World renowned start-up incubator, Y Combinator, hosted a special Match Event to kickoff our Think Big Futures Initiative — designed to support college and career readiness with innovative approaches to mentorship practices. The match event, “Afternoon with Founders,” was sponsored by Silicon Valley Bank to provide staff, Bigs, and Littles an opportunity to hear from Y-C alumni about their experiences.
The group convened to tell personal stories and share insights (the founders are in “stealth” mode, not ready to launch to the public, so we won’t share their names, but we can share their valuable experiences). As founders, staff and interns from Harvard, Princeton and Boston College gave introductions, one of our middle school Littles, Shane, followed, starting to describe himself, saying “there’s nothing interesting about me.” His Big, Tim, kindly interjected, telling the group that his Little is an incredibly accomplished student. Shane straightened up in his chair. The power of having someone who believes in a young person’s potential was immediately evident.
Surrounding yourself with people who believe in you and how that intersects with believing in yourself was a constant part of conversation. Speaking about their own startups, founders were asked “ What would you do differently?” One female founder noted, “There are many young, smart men who are very confident and have the room to fail. So confidence is an important point.” Initially she felt as thought she didn’t belong in the tech industry (echoed by other women and people of color), but she knew that her idea was worthy of attention and that there were others who believed in her.

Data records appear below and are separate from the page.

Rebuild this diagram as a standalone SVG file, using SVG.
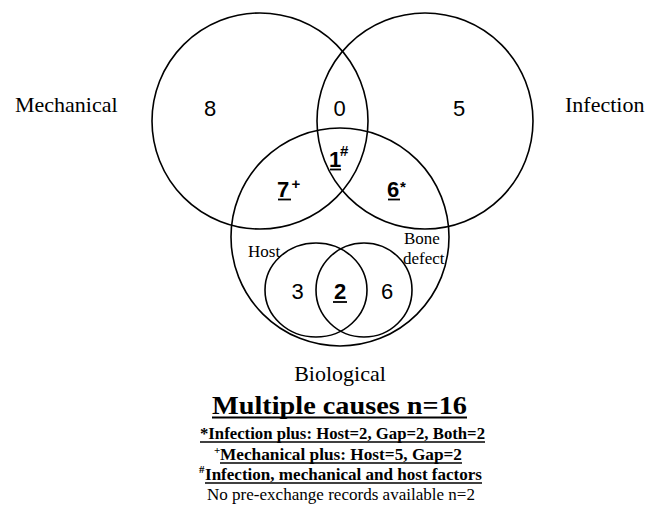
<svg xmlns="http://www.w3.org/2000/svg" width="662" height="505" viewBox="0 0 662 505">
<style>
.c{fill:none;stroke:#000;stroke-width:1.6}
.serif{font-family:"Liberation Serif","Times New Roman",serif;fill:#000}
.sans{font-family:"Liberation Sans",Arial,sans-serif;fill:#000}
.lab{font-size:22px}
.small{font-size:17px}
.num{font-size:22px}
.bnum{font-size:22px;font-weight:bold}
.sup{font-size:15px;font-weight:bold}
.ul{stroke:#000;stroke-width:1.8}
.b{font-weight:bold}
</style>
<rect width="662" height="505" fill="#fff"/>
<g id="connectors"></g>
<g id="mechanical">
<circle class="c" cx="260" cy="121" r="108"/>
<text class="serif lab" x="15" y="112">Mechanical</text>
</g>
<g id="infection">
<circle class="c" cx="425" cy="121" r="108"/>
<text class="serif lab" x="565" y="112">Infection</text>
</g>
<g id="biological">
<circle class="c" cx="340" cy="237" r="109"/>
<text class="serif lab" x="340" y="381" text-anchor="middle">Biological</text>
</g>
<g id="host">
<ellipse class="c" cx="316" cy="290" rx="51" ry="47"/>
<text class="serif small" x="248" y="257">Host</text>
</g>
<g id="bone-defect">
<ellipse class="c" cx="364" cy="290" rx="48" ry="47"/>
<text class="serif small" x="404" y="244">Bone</text>
<text class="serif small" x="403" y="264">defect</text>
</g>
<g id="counts">
<text class="sans num" x="210" y="116" text-anchor="middle">8</text>
<text class="sans num" x="339.5" y="116" text-anchor="middle">0</text>
<text class="sans num" x="459" y="116" text-anchor="middle">5</text>
<text class="sans bnum" x="329" y="167">1</text>
<text class="sans sup" x="340" y="156">#</text>
<line class="ul" x1="330" y1="169.5" x2="341" y2="169.5"/>
<text class="sans bnum" x="277" y="197">7</text>
<text class="sans sup" x="291.5" y="188.5" font-size="14">+</text>
<line class="ul" x1="278" y1="199.5" x2="291" y2="199.5"/>
<text class="sans bnum" x="387" y="197">6</text>
<text class="sans sup" x="400" y="192" font-size="17">*</text>
<line class="ul" x1="388" y1="199.5" x2="400" y2="199.5"/>
<text class="sans num" x="297.5" y="299" text-anchor="middle">3</text>
<text class="sans bnum" x="340" y="299" text-anchor="middle">2</text>
<line class="ul" x1="333" y1="302" x2="347" y2="302"/>
<text class="sans num" x="387" y="299" text-anchor="middle">6</text>
</g>
<g id="legend">
<text class="serif b" x="212" y="414" font-size="26" textLength="255" lengthAdjust="spacingAndGlyphs">Multiple causes n=16</text>
<line x1="212" y1="417.5" x2="467" y2="417.5" stroke="#000" stroke-width="2"/>
<text class="serif b" x="200" y="439" font-size="17" textLength="285" lengthAdjust="spacingAndGlyphs">*Infection plus: Host=2, Gap=2, Both=2</text>
<line x1="200" y1="442" x2="485" y2="442" stroke="#000" stroke-width="1.3"/>
<text class="serif b" x="214" y="454" font-size="11">+</text>
<text class="serif b" x="220" y="460" font-size="17" textLength="242" lengthAdjust="spacingAndGlyphs">Mechanical plus: Host=5, Gap=2</text>
<line x1="220" y1="463" x2="462" y2="463" stroke="#000" stroke-width="1.3"/>
<text class="serif b" x="199" y="473" font-size="11">#</text>
<text class="serif b" x="205" y="480" font-size="17" textLength="277" lengthAdjust="spacingAndGlyphs">Infection, mechanical and host factors</text>
<line x1="205" y1="483" x2="482" y2="483" stroke="#000" stroke-width="1.3"/>
<text class="serif" x="207" y="500" font-size="17" textLength="268" lengthAdjust="spacingAndGlyphs">No pre-exchange records available n=2</text>
</g>
</svg>
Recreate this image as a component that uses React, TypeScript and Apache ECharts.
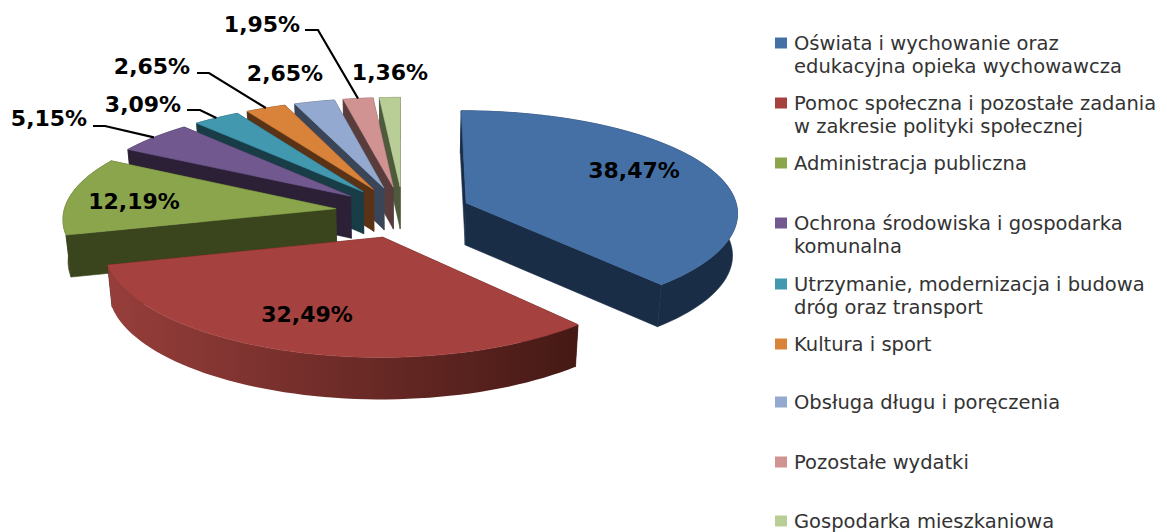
import React, { useEffect, useRef } from "react";
import * as echarts from "echarts";

// ---- data ----
const categories = [
  "Oświata i wychowanie oraz\nedukacyjna opieka wychowawcza",
  "Pomoc społeczna i pozostałe zadania\nw zakresie polityki społecznej",
  "Administracja publiczna",
  "Ochrona środowiska i gospodarka\nkomunalna",
  "Utrzymanie, modernizacja i budowa\ndróg oraz transport",
  "Kultura i sport",
  "Obsługa długu i poręczenia",
  "Pozostałe wydatki",
  "Gospodarka mieszkaniowa",
];
const shares = [38.47, 32.49, 12.19, 5.15, 3.09, 2.65, 2.65, 1.95, 1.36];

// ---- style ----
const topColors = ["#4470A6", "#A5423F", "#8AA54C", "#71588F", "#4198AF", "#D8823A", "#93A9CF", "#D19392", "#B9CD96"];
const wallColors = ["#1A2D47", "#451915", "#3A451D", "#2C2036", "#183D47", "#5A3317", "#3B4558", "#593D3C", "#4E5A3C"];
const wallLightColors = ["#1A2D47", "#973E3B", "#3A451D", "#2C2036", "#183D47", "#5A3317", "#3B4558", "#593D3C", "#4E5A3C"];

// ---- layout: a small perspective model of the exploded pie ----
const CX = 403;
const CY = 212;
const RX = 272;
const RY = 103;
const EXPLODE = 0.25;
const PERSPECTIVE_X = 0.085;
const PERSPECTIVE_Y = 0.0987;
const DEPTH = 42;
const DEPTH_SHRINK = 0.985;
const ARC_STEPS = 90;

// label centre in pixels, and for those with a leader the elbow of the line
const labelCentres = [[634, 170], [307, 314], [134, 201], [49, 118], [143, 104], [152, 66], [285, 73], [262, 24], [390, 72]];
const leaderElbows: (null | number[][])[] = [
  null, null, null,
  [[93, 126], [105, 126]],
  [[187, 110], [200, 110]],
  [[197, 73], [209, 73]],
  null,
  [[305, 30], [318, 30]],
  null,
];
const legendLeft = 775;
const legendFirstLineY = [43, 103, 163, 223, 284, 344, 402, 462, 521];
const LINE_HEIGHT = 23;
const LABEL_FONT = "DejaVu Sans";
const LEGEND_FONT = "DejaVu Sans";

const total = shares.reduce((a, b) => a + b, 0);
const startAngles: number[] = [];
shares.reduce((acc, v, i) => {
  startAngles[i] = acc;
  return acc + (v / total) * Math.PI * 2;
}, 0);
const midAngle = (i: number) => startAngles[i] + (shares[i] / total) * Math.PI;

function project(u: number, v: number): number[] {
  const kx = 1 / (1 - PERSPECTIVE_X * v);
  const ky = 1 / (1 - PERSPECTIVE_Y * v);
  return [CX + RX * u * kx, CY + RY * v * ky];
}
function slicePoint(mid: number, angle: number, r: number): number[] {
  const u = EXPLODE * Math.sin(mid) + r * Math.sin(angle);
  const v = -EXPLODE * Math.cos(mid) - r * Math.cos(angle);
  return project(u, v);
}
const down = (p: number[]) => [CX + (p[0] - CX) * DEPTH_SHRINK, p[1] + DEPTH];

function percentText(v: number): string {
  return v.toFixed(2).replace(".", ",") + "%";
}

function renderSlice(i: number) {
  const a0 = startAngles[i];
  const sweep = (shares[i] / total) * Math.PI * 2;
  const mid = midAngle(i);
  const apex = slicePoint(mid, 0, 0);
  const arc: number[][] = [];
  const steps = Math.max(6, Math.round((ARC_STEPS * sweep) / Math.PI));
  for (let s = 0; s <= steps; s++) {
    arc.push(slicePoint(mid, a0 + (sweep * s) / steps, 1));
  }
  const first = arc[0];
  const last = arc[arc.length - 1];
  const wall = wallColors[i];
  const poly = (points: number[][], fill: any, stroke: string) => ({
    type: "polygon",
    shape: { points },
    style: { fill, stroke, lineWidth: 0.6 },
  });
  const children: any[] = [
    poly([apex, first, down(first), down(apex)], wall, wall),
    poly([apex, last, down(last), down(apex)], wall, wall),
    poly(
      [...arc, ...arc.slice().reverse().map(down)],
      new echarts.graphic.LinearGradient(0, 0, 1, 0, [
        { offset: 0, color: wallLightColors[i] },
        { offset: 1, color: wall },
      ]),
      wall === wallLightColors[i] ? wall : "transparent"
    ),
    poly([apex, ...arc], topColors[i], topColors[i]),
  ];
  const elbow = leaderElbows[i];
  if (elbow) {
    children.push({
      type: "polyline",
      shape: { points: [...elbow, slicePoint(mid, mid, 1)] },
      style: { fill: "none", stroke: "#000", lineWidth: 2.2 },
    });
  }
  children.push({
    type: "text",
    style: {
      text: percentText(shares[i]),
      x: labelCentres[i][0],
      y: labelCentres[i][1],
      align: "center",
      verticalAlign: "middle",
      fill: "#000",
      font: `bold 22px "${LABEL_FONT}"`,
    },
  });
  return { type: "group", children };
}

export default function App() {
  const ref = useRef<HTMLDivElement>(null);
  useEffect(() => {
    const chart = echarts.init(ref.current!, undefined, { renderer: "svg" });
    chart.setOption({
      animation: false,
      backgroundColor: "#fff",
      legend: categories.map((name, i) => {
        const lines = name.split("\n").length;
        // a blank first line puts the icon, centred on the text, beside the first real line
        const boxHeight = LINE_HEIGHT * (lines > 1 ? 3 : 1);
        return {
          data: [name],
          left: legendLeft,
          top: legendFirstLineY[i] - boxHeight / 2,
          padding: 0,
          icon: "rect",
          itemWidth: 12,
          itemHeight: 11,
          itemGap: 0,
          selectedMode: false,
          formatter: (n: string) => (lines > 1 ? "\n" + n : n),
          textStyle: {
            fontFamily: LEGEND_FONT,
            fontSize: 19.5,
            lineHeight: LINE_HEIGHT,
            color: "#333",
            padding: [0, 0, 0, 2],
          },
        };
      }),
      series: categories.map((name, i) => ({
        type: "custom",
        name,
        coordinateSystem: "none",
        silent: true,
        // back slices first, the front ones on top
        z: 5 - Math.cos(midAngle(i)),
        itemStyle: { color: topColors[i] },
        data: [shares[i]],
        renderItem: () => renderSlice(i),
      })),
    });
    return () => chart.dispose();
  }, []);
  return <div ref={ref} style={{ position: "fixed", left: 0, top: 0, width: 1167, height: 532 }} />;
}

Another female founder advised, before starting a business, “Talk to people and your customer before buying a domain name or building out the technology.” Her business partner shared his frustration of creating a startup in college but not being able to find a co-founder. Now his technical skills are well matched with his partner’s marketing and human resource know-how. “Being in a space where there are other innovators makes all the difference,” he insisted.
Agreeing with this premise of needing to be part of a supportive community, a founder added “Iʼd change one thing: to have the right people to work with.” Y Combinator staff further encouraged young people to “Learn to work with other people on projects youʼre interested in. If youʼre looking for things to work on or hack on just look around and see what needs to be fixed.”
The issue of representation was front and center, with a Y Combinator staffer admitting “I didnʼt have anyone that looked like me” so she had to find her own path and resources. One of our Bigs, Michelle, explicitly asked the group to share resources for her Little. Recommendations for kids interested in tech included:
- Juni Learning
- Girls Who Code
- Black Girls Who Code
- Kapor Center Projects
- Code Combat
- Hack the Hood
The founders wanted to know how they and the local tech industry might get involved with Big Brothers Big Sisters. Anthony Spivey, Program Director, described the time and commitment needed, along with available support and lifelong, positive outcomes. Priya Rajan, Director of Early Stage Practice at Silicon Valley Bank, and Big Brothers Bigs Sisters Board Member, added “we really need more Big Brothers” looking straight at the men in the room. Dawn, our CEO, confirmed “especially in the South Bay. If you know men, men of color… many boys are on our waiting list.”